In the mid-1970s I worked briefly at Manchester Polytechnic, and then moved to Newcastle Polytechnic where the Library bought in a wide range of comics and ‘Doc’ Garriock did some guest lectures on comics for Art & Design students. I then returned to Manchester Polytechnic to look after their slide collection, which was housed in the Department of history of Art & Design. Due to staff shortages I was asked to take on extra duties, which involved lecturing. The structure of Art & Design courses had changed little since 1971, and the Department taught art history to a range of practice students. When I began teaching Graphic Design students you could essentially construct your own course with little or no documentation, as long as the required set of marks was produced at the relevant time. Thus in 1981 I was able to teach what was basically a ‘History of Comics’ course at Manchester Polytechnic. The main problem was a paucity of good sources. Alongside Perry and Aldridge’s Penguin Book of Comics there were a small range of key texts including works by Couperie, Estren, Herdeg, Horn, Reitberger and Steranko.

One of the graphics students who was in the course, Glen Dakin, wrote a very good dissertation on Krazy Kat and went on to draw for Pssst, the impressive but short-lived attempt to bring well-produced adult comics to Britain in the 1980s. As well as continuing to buy comics (for research purposes, I tried to persuade myself) I continued to draw & write comics, both self-published and in a range of publications, (including Pssst,) and in comics from Denis Gifford’s Ally Sloper in 1977 to Oink in 1987.

1987: Comic Conferences

At this point in time there were many conventions but no dedicated academic conferences on comics in the UK. There were not even hybrid events that might compare to anything like grand cultural celebrations such as the annual Angouleme festival in France. The closest thing I saw in Britain that approximated to a cultural celebration of comics was at the Birmingham Readers and Writers Festival in 1987. In amongst such luminaries as Gore Vidal, Laurie Lee and Margaret Drabble there was a ‘Comic Book Culture’ day. As a warm up to guests from 2000AD and Alan Moore I adapted one of my lectures into ‘The Seduction of the Innocent’- a more general talk about horror comics. Attendees were charged £1 for the talk, which was well attended, perhaps because it was advertised as ‘for adults only’. Meanwhile, at comic conventions in London, where I would still go to feed my comic buying habit, I would sometimes meet Martin Barker and we would sit in a corner, two bearded academics amongst the fanboys. At one convention, I think in 1987, I did a short talk on underground comics in a large theatre, where I realised that unlike students, punters at a convention could vote with their feet. It was a sobering experience. Perhaps I should have charged £1.

1988: A False Dawn

At the same time, at Manchester Victoria University, Paul Dawson was running a graphic novel course. It was only the emergence of the term ‘graphic novel’ that allowed him to run this course in the English department and even then he told me that he faced some opposition. As there was also more money in the old universities he was also able to have guest speakers such as Bryan Talbot. In 1988 Paul wrote an article for The Times Higher Education Supplement in which he enthused about the recent developments in the reputation of comics and graphic novels whereby they were now stocked in established bookshops, and deemed worthy of academic study.

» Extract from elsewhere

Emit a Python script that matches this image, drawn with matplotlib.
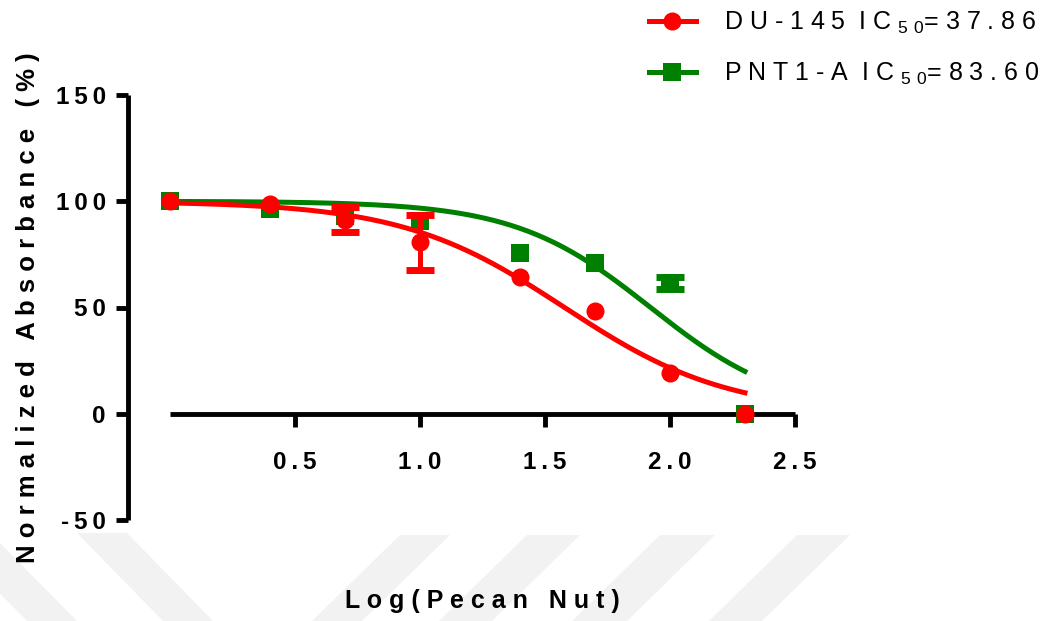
import numpy as np
import matplotlib.pyplot as plt
from matplotlib.lines import Line2D
from matplotlib.patches import Polygon

plt.rcParams['font.family'] = ['Liberation Sans', 'DejaVu Sans']
plt.rcParams['mathtext.fontset'] = 'custom'
plt.rcParams['mathtext.rm'] = 'Liberation Sans'

# log concentration of pecan nut extract
log_conc = [0.0, 0.4, 0.7, 1.0, 1.4, 1.7, 2.0, 2.3]

# DU-145 (mean, SD)
du145_mean = [100.0, 98.5, 91.3, 80.6, 64.5, 48.5, 19.0, 0.0]
du145_sd = [0.0, 0.0, 5.9, 12.9, 0.0, 0.0, 0.0, 0.0]
du145_ic50 = 37.86
du145_hill = 1.33

# PNT1-A (mean, SD)
pnt1a_mean = [100.0, 96.5, 93.2, 90.8, 75.7, 71.0, 61.6, 0.0]
pnt1a_sd = [0.0, 0.0, 0.0, 0.0, 0.0, 0.0, 2.8, 0.0]
pnt1a_ic50 = 83.60
pnt1a_hill = 1.60

y_ticks = [-50, 0, 50, 100, 150]
x_ticks = [0.5, 1.0, 1.5, 2.0, 2.5]


def spaced(s):
    return ' '.join(s)


def thin(s):
    return '\u2009'.join(s)


def dose_response(x, ic50, hill, top=100.0, bottom=0.0):
    return bottom + (top - bottom) / (1 + 10 ** ((x - np.log10(ic50)) * hill))


fig = plt.figure(figsize=(10.49, 6.21), dpi=100)

# faint striped background mark along the bottom edge
W, H = 1049.0, 621.0
stripes = [
    [(-60, 533), (-10, 533), (77, 621), (27, 621)],
    [(77, 533), (127, 533), (213, 621), (163, 621)],
    [(400, 535), (450, 535), (362, 621), (312, 621)],
    [(527, 535), (580, 535), (492, 621), (439, 621)],
    [(660, 535), (715, 535), (627, 621), (572, 621)],
    [(797, 535), (850, 535), (762, 621), (709, 621)],
]
for st in stripes:
    pts = [(px / W, 1 - py / H) for px, py in st]
    fig.patches.append(Polygon(pts, closed=True, transform=fig.transFigure,
                               facecolor='#f2f2f2', edgecolor='none',
                               zorder=-5))

ax = fig.add_axes([128 / W, 101 / H, 667 / W, 425 / H])
ax.set_zorder(2)
ax.patch.set_alpha(0)

xs = np.linspace(0, 2.3, 200)
x = np.array(log_conc)

series = [
    ('green', 's', pnt1a_mean, pnt1a_sd, pnt1a_ic50, pnt1a_hill, 13.5),
    ('red', 'o', du145_mean, du145_sd, du145_ic50, du145_hill, 13),
]
z = 3
for color, marker, mean, sd, ic50, hill, ms in series:
    mean = np.array(mean)
    sd = np.array(sd)
    ax.plot(xs, dose_response(xs, ic50, hill), color=color, lw=3.6,
            zorder=z, clip_on=False)
    has_err = sd > 0
    if has_err.any():
        ax.errorbar(x[has_err], mean[has_err], yerr=sd[has_err], fmt='none',
                    ecolor=color, elinewidth=3.6, capsize=10, capthick=5,
                    zorder=z + 1, clip_on=False)
    ax.plot(x, mean, linestyle='none', marker=marker, ms=ms, color=color,
            markeredgewidth=0, zorder=z + 2, clip_on=False)
    z += 3

ax.set_xlim(-0.168, 2.5)
ax.set_ylim(-50, 150)

for side in ['top', 'right']:
    ax.spines[side].set_visible(False)
ax.spines['bottom'].set_position(('data', 0))
ax.spines['bottom'].set_bounds(0, 2.5)
ax.spines['left'].set_bounds(-50, 150)
for side in ['bottom', 'left']:
    ax.spines[side].set_linewidth(3.5)
    ax.spines[side].set_capstyle('butt')

ax.set_yticks(y_ticks)
ax.set_yticklabels([thin(str(v)) for v in y_ticks])
ax.set_xticks(x_ticks)
ax.set_xticklabels([thin('%.1f' % v) for v in x_ticks])
ax.tick_params(axis='both', width=3.5, length=9, direction='out',
               labelsize=17.5)
ax.tick_params(axis='y', pad=7)
ax.tick_params(axis='x', pad=18)
for lab in ax.get_xticklabels() + ax.get_yticklabels():
    lab.set_fontweight('bold')

ax.set_ylabel(spaced('Normalized Absorbance (%)'), fontsize=18.5,
              fontweight='bold')
ax.yaxis.set_label_coords(-0.15, 0.5)
ax.yaxis.label.set(va='center', rotation_mode='default')
ax.set_xlabel(spaced('Log(Pecan Nut)'), fontsize=18, fontweight='bold')
ax.xaxis.set_label_coords(0.532, -0.19)
ax.xaxis.label.set(va='center')

handles = [
    Line2D([], [], color='red', marker='o', lw=3.6, ms=13, markeredgewidth=0),
    Line2D([], [], color='green', marker='s', lw=3.6, ms=13.5,
           markeredgewidth=0),
]
sub50 = r'$_{\mathrm{5\ 0}}$'
labels = [
    spaced('DU-145') + '  I C ' + sub50 + '= ' + spaced('%.2f' % du145_ic50),
    spaced('PNT1-A') + '  I C ' + sub50 + '= ' + spaced('%.2f' % pnt1a_ic50),
]
fig.legend(handles, labels, loc='upper right', bbox_to_anchor=(1049 / W, 1.0),
           frameon=False, fontsize=18, handlelength=1.9, handletextpad=1.1,
           labelspacing=1.0, borderaxespad=0.0)

fig.savefig('out.png', dpi=100)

I wrote to the letter column of the TES in reply, expressing the hope that he was right, but I quoted Richard Hoggart as still being representative, I thought, of the continuing establishment view of comics, ‘At the lowest level all this is illustrated in the sales of American comics…a passive taking-on of bad mass-art geared to very low mental age’ (Hoggart, 1957, p.201). I take no pleasure in the fact that I was broadly right. It is a quote I’ve used many times in different situations and I’m fed up with it. It is based, like so many ‘intellectual’ quotes on comics, on almost complete ignorance of the field.

1990: PhDs

I was advised that a PhD would do my career no harm. I was also advised to pick a subject that I thought I already knew everything about, and that in the course of my research I would discover that I didn’t actually know as much as I thought. This was good advice. The thesis was called The Growth and Development of Alternative Graphic Magazines 1966 – 1980. Notice that even here the word ‘comics’ was avoided, just so as not to scare off other parts of academia. I did the PhD at Loughborough University, through contacts and with a supervisor who was an expert in 18thC alternative magazines (which have a surprising amount in common with their 20thC counterparts). The Phd, with the theory bits taken out, was later published as Nasty Tales: Sex, Drugs and Rock n Roll in the Underground in 1990. Judging by PhDs I have examined and attendees at our recent conferences there is now a healthy number of comic and graphic novel related PhDs completed or underway in this country.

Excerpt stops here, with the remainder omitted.